## Start

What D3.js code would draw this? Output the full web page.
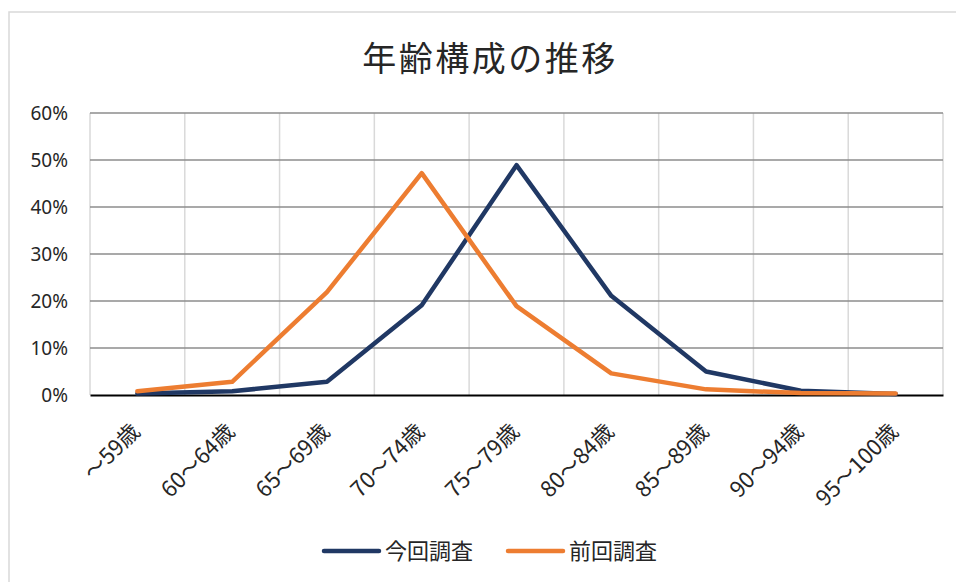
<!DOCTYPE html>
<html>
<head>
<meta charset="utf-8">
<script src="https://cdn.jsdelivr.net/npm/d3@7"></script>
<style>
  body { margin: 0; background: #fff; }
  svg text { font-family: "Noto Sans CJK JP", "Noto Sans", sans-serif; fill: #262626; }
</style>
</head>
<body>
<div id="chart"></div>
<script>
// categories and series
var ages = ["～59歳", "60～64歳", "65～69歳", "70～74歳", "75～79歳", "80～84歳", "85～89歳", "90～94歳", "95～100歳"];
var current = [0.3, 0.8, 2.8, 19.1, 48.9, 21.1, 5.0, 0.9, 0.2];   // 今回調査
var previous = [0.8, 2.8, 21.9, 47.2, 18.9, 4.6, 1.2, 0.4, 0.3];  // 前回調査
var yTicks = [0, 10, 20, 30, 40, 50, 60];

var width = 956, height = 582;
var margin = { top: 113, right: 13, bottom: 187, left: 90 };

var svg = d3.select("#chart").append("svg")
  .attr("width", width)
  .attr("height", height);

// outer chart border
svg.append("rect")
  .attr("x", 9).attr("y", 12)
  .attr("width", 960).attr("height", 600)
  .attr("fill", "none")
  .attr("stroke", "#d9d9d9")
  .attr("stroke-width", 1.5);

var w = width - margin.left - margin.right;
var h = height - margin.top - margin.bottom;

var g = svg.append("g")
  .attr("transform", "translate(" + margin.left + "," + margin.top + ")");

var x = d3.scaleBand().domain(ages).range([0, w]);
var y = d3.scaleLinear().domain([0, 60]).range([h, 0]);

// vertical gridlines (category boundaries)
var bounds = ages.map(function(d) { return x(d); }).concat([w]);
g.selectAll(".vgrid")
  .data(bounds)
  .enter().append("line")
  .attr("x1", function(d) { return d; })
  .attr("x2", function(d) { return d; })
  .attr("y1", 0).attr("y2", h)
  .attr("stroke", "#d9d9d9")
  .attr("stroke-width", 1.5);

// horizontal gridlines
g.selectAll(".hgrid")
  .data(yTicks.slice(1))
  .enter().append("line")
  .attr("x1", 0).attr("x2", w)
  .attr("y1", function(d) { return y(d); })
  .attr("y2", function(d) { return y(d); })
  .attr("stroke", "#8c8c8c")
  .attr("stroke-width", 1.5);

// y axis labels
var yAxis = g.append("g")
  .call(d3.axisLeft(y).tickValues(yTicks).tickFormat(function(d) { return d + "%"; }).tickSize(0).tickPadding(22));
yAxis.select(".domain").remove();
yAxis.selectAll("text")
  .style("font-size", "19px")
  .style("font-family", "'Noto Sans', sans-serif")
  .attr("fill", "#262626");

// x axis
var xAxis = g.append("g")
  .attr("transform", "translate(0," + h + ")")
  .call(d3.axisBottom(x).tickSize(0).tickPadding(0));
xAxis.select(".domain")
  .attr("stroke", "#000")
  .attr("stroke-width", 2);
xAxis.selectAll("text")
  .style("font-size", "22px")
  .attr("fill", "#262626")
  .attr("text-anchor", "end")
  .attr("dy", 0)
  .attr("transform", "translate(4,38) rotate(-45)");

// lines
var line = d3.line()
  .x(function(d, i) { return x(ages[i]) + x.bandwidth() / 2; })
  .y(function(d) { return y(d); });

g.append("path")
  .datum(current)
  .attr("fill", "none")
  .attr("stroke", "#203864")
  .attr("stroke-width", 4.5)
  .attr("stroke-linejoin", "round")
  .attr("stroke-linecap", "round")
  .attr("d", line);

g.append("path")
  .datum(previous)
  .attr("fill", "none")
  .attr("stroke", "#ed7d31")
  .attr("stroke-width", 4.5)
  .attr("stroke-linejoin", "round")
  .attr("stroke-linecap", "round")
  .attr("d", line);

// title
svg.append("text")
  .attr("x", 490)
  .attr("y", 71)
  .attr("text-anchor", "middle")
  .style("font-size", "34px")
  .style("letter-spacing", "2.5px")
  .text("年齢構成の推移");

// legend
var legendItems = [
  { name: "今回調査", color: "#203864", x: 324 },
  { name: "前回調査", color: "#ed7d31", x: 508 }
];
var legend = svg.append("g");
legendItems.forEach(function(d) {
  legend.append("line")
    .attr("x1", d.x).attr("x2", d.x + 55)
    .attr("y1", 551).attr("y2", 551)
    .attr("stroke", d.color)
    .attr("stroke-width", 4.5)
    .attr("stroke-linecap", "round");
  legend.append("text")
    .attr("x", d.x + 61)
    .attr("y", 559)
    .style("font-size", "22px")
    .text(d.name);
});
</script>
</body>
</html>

## End

### Directions for this task
Quote, exactly and only, the lines from the first line of the data above through the line containing "var yTicks = [0, 10, 20, 30, 40, 50, 60];". The pictures do not belong in it.

### Result of the task
What D3.js code would draw this? Output the full web page.
<!DOCTYPE html>
<html>
<head>
<meta charset="utf-8">
<script src="https://cdn.jsdelivr.net/npm/d3@7"></script>
<style>
  body { margin: 0; background: #fff; }
  svg text { font-family: "Noto Sans CJK JP", "Noto Sans", sans-serif; fill: #262626; }
</style>
</head>
<body>
<div id="chart"></div>
<script>
// categories and series
var ages = ["～59歳", "60～64歳", "65～69歳", "70～74歳", "75～79歳", "80～84歳", "85～89歳", "90～94歳", "95～100歳"];
var current = [0.3, 0.8, 2.8, 19.1, 48.9, 21.1, 5.0, 0.9, 0.2];   // 今回調査
var previous = [0.8, 2.8, 21.9, 47.2, 18.9, 4.6, 1.2, 0.4, 0.3];  // 前回調査
var yTicks = [0, 10, 20, 30, 40, 50, 60];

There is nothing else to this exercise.